# YOUR GOAL:
What is wanted is an exact restatement of the lines from the one with "Emit a Python" through the one with "plt.rcParams['font.family'] = ['DejaVu Sans']", both included, and of no other lines.

# RECORDS:
** START **

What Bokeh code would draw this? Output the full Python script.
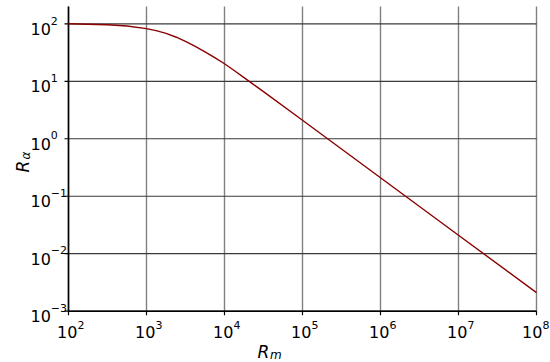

** END **
** START **

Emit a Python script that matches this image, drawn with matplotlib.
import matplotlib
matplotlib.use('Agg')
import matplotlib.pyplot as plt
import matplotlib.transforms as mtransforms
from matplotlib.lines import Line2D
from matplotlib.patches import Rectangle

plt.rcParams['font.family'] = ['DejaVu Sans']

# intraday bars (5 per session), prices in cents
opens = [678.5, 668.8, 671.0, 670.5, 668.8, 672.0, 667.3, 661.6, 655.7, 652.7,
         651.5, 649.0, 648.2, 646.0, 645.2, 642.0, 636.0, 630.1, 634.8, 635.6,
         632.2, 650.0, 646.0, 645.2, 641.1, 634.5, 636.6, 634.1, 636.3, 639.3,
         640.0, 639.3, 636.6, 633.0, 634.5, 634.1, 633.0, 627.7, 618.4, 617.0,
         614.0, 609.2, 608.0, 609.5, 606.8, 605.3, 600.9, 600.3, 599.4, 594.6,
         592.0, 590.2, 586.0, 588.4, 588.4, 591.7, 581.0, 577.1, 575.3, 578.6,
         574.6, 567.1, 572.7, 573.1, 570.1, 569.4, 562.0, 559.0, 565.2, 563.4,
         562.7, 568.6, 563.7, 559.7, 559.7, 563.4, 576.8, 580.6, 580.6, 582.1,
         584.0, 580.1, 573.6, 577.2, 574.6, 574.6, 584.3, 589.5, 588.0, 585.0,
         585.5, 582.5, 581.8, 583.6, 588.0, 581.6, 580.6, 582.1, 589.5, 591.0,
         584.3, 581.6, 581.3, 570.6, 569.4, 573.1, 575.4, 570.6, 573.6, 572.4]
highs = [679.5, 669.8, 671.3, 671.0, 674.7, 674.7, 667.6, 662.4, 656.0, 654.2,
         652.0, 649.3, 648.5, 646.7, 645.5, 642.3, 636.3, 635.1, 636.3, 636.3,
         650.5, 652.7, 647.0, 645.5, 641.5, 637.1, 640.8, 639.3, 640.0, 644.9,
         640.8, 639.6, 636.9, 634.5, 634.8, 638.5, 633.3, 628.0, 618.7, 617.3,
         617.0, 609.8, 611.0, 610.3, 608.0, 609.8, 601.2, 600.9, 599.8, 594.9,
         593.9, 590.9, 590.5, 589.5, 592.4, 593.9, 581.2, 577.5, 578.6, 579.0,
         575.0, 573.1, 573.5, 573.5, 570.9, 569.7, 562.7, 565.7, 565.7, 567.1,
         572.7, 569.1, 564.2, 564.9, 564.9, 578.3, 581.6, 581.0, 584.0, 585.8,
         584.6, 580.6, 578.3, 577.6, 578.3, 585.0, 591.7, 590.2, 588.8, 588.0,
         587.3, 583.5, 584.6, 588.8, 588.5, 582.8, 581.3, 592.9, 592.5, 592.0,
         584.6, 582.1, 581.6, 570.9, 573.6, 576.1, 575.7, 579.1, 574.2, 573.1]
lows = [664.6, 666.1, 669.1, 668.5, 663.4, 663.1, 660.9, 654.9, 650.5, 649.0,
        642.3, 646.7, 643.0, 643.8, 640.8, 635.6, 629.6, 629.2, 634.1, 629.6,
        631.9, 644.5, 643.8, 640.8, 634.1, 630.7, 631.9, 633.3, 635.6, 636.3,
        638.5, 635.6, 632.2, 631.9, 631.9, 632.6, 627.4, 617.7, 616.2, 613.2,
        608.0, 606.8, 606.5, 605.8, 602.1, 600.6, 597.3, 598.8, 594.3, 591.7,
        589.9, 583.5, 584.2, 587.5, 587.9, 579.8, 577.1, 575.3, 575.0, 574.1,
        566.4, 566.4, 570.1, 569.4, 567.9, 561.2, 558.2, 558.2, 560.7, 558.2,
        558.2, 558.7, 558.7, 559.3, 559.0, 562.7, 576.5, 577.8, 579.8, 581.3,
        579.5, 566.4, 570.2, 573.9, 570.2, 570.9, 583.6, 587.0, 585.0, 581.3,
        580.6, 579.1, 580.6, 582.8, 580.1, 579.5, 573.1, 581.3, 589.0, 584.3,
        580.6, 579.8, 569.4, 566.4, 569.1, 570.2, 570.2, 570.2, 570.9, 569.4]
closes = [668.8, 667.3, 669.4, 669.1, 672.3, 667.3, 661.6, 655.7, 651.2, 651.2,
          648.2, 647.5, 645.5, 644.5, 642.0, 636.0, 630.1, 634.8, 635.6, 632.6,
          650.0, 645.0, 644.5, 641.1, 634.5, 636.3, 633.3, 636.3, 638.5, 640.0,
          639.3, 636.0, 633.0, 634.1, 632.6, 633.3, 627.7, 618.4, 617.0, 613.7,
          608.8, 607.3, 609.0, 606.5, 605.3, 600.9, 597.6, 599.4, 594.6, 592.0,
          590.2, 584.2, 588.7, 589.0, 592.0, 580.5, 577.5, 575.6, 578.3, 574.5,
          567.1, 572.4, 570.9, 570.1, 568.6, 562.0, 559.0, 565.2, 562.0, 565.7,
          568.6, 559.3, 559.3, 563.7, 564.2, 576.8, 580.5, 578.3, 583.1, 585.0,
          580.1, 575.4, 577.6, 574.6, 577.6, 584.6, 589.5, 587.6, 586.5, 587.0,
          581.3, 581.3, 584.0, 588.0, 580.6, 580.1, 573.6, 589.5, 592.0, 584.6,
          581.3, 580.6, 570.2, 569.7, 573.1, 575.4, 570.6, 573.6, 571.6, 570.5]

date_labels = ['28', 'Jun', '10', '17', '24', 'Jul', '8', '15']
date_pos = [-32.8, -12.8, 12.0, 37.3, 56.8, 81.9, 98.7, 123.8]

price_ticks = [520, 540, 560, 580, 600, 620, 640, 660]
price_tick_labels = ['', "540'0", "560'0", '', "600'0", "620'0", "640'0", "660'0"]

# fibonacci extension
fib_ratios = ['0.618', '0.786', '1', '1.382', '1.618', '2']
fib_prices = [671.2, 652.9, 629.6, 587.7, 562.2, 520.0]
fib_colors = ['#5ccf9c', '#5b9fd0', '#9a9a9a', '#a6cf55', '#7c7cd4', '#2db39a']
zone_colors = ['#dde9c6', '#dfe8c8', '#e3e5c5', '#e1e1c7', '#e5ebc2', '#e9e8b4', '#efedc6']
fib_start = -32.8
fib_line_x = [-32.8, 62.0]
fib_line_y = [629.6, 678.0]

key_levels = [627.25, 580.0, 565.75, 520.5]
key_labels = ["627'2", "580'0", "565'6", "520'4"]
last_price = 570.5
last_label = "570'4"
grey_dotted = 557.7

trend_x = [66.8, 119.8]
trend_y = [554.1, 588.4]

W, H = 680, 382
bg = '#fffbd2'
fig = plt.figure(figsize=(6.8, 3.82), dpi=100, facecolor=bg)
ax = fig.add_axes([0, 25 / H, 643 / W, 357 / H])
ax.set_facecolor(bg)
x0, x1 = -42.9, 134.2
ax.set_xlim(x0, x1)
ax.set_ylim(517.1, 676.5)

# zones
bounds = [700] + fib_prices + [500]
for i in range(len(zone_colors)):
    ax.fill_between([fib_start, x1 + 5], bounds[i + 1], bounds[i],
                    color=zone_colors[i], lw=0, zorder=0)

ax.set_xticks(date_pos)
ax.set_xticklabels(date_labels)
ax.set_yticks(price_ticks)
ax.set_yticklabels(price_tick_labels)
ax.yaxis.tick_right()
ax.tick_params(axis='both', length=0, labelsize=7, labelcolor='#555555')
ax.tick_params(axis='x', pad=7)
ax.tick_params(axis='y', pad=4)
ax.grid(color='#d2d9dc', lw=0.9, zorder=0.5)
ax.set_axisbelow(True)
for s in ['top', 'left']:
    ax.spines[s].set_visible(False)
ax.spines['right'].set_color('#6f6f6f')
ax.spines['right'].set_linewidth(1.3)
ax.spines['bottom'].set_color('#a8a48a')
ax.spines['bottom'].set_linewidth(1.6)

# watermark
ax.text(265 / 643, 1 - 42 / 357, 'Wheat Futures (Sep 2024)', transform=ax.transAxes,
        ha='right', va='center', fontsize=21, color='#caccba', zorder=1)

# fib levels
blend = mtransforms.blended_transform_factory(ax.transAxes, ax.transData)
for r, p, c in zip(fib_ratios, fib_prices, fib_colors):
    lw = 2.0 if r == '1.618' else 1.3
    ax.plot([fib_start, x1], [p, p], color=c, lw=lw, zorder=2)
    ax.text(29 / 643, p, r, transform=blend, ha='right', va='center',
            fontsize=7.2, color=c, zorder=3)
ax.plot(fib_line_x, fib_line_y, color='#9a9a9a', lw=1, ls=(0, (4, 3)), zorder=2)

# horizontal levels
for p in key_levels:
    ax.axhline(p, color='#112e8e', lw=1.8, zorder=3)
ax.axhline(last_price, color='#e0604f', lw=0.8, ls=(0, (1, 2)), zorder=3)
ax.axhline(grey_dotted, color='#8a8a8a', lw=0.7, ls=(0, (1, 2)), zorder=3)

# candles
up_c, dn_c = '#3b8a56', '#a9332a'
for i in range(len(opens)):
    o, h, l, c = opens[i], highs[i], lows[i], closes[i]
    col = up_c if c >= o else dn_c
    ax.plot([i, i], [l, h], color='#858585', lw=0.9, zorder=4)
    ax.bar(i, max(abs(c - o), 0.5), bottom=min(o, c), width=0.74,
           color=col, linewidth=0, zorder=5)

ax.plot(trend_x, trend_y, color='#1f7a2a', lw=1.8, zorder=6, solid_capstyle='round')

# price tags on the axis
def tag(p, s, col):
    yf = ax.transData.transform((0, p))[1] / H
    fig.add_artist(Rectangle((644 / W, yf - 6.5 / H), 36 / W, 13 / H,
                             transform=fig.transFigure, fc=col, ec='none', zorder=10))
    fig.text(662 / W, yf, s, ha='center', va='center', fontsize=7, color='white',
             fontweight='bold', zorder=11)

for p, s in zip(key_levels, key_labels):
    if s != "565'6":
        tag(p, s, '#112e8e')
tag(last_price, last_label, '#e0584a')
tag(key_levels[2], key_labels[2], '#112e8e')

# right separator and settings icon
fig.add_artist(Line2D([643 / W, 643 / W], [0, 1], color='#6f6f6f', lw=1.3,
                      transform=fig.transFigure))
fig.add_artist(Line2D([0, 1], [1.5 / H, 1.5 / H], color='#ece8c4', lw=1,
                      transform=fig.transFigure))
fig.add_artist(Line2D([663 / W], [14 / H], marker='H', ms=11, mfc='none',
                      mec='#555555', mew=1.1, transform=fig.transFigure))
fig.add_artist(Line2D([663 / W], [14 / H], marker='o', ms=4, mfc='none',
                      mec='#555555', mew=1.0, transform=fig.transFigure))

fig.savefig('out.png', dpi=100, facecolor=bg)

** END **

# RESULT BELOW:
Emit a Python script that matches this image, drawn with matplotlib.
import matplotlib
matplotlib.use('Agg')
import matplotlib.pyplot as plt
import matplotlib.transforms as mtransforms
from matplotlib.lines import Line2D
from matplotlib.patches import Rectangle

plt.rcParams['font.family'] = ['DejaVu Sans']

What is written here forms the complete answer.